Chandler Riggs as Carl in The Walking Dead, photo courtesy AMC
The Need for Mercy
Early on in the episode, Rick’s son, Carl (Chandler Riggs), run across a starving man near a gas station. The man, terrified, talks with the gun-toting Carl, quoting a verse from the Quran: “May my mercy prevail over my wrath.”
Rick comes across Carl and the man in conversation and fires a couple of shots in the air, scaring the guy off. Carl’s not pleased, but Rick explains that the man could’ve been one of Negan’s spies.
“If he isn’t one of them, I hope he makes it,” Rick tells Carl.
“It’s not going to be enough, Dad,” Carl says.
“Enough what?” Rick asks.
“Hope.”
Later, Carl returns to give a little hope—and a little mercy—to the starving man, leaving behind two cans of food along with a one-word note: “Sorry.”
While the man may have quoted the Quran, mercy is pretty central to Christianity, too. “Blessed are the merciful, for they shall receive mercy,” Jesus says in His Beatitudes (Matt. 5:7). “Mercy triumphs over judgment,” James writes in James 2:13. Even in a landscape as seemingly God-forsaken as that we see in The Walking Dead, Carl finds a place for mercy, and the hope that results from it.
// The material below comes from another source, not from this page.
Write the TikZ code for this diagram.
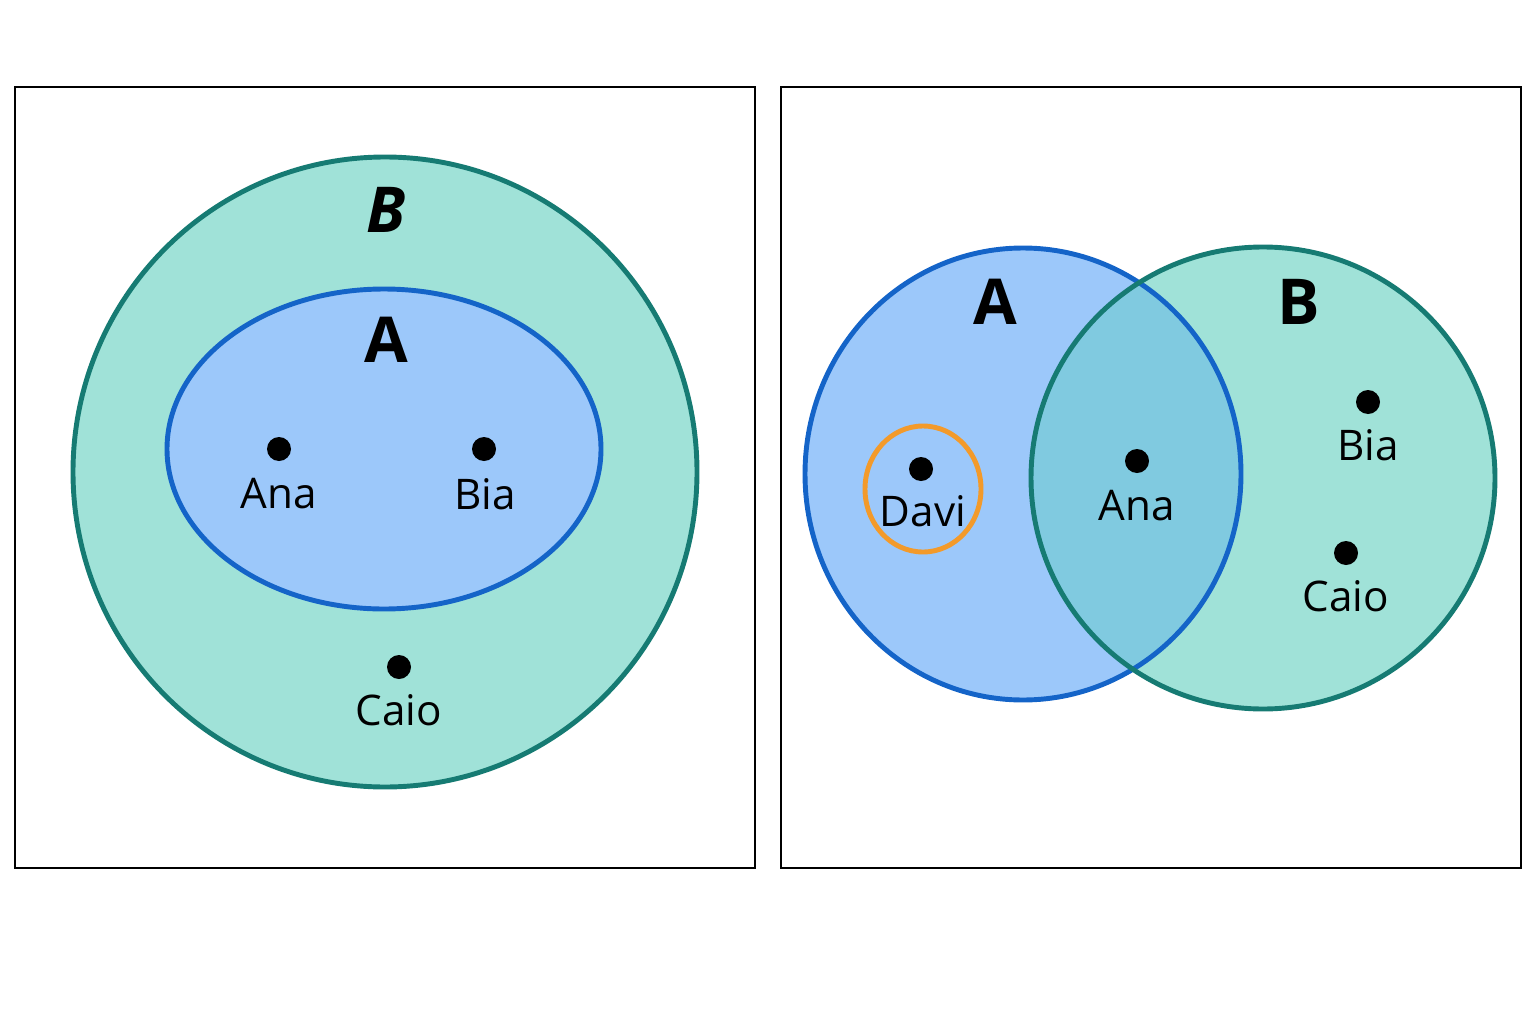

It’s a particularly interesting moment, because the episode hints that a changing of the guard may be coming. “This is your show,” Michonne tells Carl as they both watch Rick leave for his war. “You’ll see.” Could it be that the literal show—that is, The Walking Dead—may ultimately be about Carl more than Rick? That his sense of mercy is the hope for the world going forward?